-- WHAT THE TASK ASKS --
Repeat the material exactly from its first line to the line that includes "y_ticks = [0, 10, 20, 30, 40, 50, 60]". Skip pictures.

-- DATASET --
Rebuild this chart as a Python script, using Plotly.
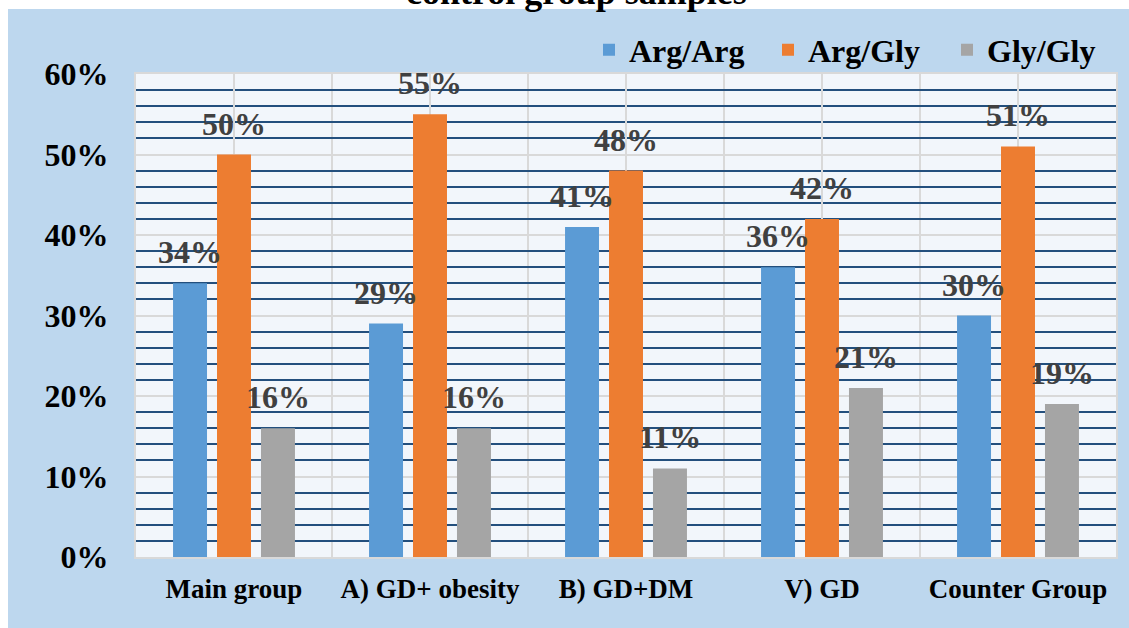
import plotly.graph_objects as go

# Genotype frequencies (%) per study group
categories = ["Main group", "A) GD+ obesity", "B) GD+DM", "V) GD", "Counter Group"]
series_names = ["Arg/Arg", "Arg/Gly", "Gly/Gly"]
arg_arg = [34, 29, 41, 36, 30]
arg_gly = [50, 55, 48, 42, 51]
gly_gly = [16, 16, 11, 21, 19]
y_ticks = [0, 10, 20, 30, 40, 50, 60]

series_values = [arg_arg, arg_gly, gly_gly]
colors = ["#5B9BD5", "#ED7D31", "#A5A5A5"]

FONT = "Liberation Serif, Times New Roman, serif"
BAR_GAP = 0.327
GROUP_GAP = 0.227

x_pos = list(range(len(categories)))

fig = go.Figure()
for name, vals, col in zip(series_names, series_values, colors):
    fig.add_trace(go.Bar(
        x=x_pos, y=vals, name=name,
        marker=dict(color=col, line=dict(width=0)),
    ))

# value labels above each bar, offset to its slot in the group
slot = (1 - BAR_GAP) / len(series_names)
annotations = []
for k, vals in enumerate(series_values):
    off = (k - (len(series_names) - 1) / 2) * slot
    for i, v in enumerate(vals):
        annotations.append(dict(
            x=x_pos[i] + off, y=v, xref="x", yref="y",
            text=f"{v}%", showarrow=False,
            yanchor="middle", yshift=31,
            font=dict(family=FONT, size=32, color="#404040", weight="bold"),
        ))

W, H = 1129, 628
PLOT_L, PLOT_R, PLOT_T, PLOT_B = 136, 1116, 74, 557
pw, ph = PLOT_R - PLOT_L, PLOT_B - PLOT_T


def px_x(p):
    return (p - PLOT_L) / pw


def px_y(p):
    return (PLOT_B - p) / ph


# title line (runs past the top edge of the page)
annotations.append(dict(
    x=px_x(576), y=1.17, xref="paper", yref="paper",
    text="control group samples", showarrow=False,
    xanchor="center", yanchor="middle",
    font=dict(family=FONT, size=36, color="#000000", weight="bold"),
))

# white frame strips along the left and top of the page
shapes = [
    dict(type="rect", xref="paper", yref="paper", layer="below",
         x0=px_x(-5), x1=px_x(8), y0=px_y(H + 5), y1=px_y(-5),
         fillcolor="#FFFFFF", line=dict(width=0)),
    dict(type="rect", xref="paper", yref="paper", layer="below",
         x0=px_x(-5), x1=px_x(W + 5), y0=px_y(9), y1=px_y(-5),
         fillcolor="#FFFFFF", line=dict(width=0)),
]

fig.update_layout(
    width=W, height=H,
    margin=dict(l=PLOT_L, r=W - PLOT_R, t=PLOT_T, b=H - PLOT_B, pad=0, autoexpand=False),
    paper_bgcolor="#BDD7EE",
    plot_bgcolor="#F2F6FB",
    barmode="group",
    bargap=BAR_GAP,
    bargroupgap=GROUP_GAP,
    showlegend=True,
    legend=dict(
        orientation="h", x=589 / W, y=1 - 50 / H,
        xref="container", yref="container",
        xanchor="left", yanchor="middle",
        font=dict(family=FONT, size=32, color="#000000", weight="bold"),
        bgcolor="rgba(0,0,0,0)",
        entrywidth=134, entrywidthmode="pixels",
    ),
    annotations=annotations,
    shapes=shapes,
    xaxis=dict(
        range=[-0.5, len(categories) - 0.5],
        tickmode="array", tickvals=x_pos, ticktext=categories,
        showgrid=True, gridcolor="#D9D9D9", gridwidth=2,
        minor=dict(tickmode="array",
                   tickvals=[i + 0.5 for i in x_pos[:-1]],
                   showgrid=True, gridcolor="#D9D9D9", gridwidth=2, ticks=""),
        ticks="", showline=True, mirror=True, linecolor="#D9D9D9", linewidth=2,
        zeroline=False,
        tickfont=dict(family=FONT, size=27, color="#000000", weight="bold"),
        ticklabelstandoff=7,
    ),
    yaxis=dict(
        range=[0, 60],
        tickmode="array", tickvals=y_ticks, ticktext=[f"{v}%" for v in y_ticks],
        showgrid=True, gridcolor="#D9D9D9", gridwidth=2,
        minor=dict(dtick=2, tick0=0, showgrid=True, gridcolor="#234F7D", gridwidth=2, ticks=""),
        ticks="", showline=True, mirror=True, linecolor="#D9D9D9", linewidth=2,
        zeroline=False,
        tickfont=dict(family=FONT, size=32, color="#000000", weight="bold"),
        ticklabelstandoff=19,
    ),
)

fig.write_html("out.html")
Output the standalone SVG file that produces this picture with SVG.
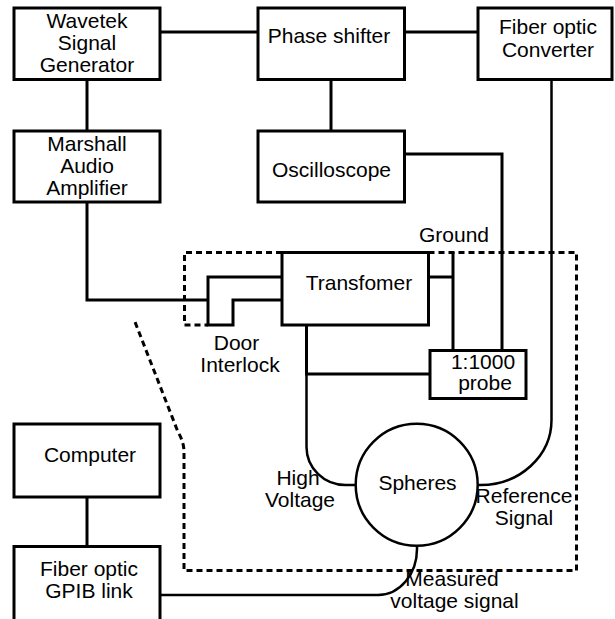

-- ANSWER FOR THIS EXERCISE --
Rebuild this chart as a Python script, using Plotly.
import plotly.graph_objects as go

# Genotype frequencies (%) per study group
categories = ["Main group", "A) GD+ obesity", "B) GD+DM", "V) GD", "Counter Group"]
series_names = ["Arg/Arg", "Arg/Gly", "Gly/Gly"]
arg_arg = [34, 29, 41, 36, 30]
arg_gly = [50, 55, 48, 42, 51]
gly_gly = [16, 16, 11, 21, 19]
y_ticks = [0, 10, 20, 30, 40, 50, 60]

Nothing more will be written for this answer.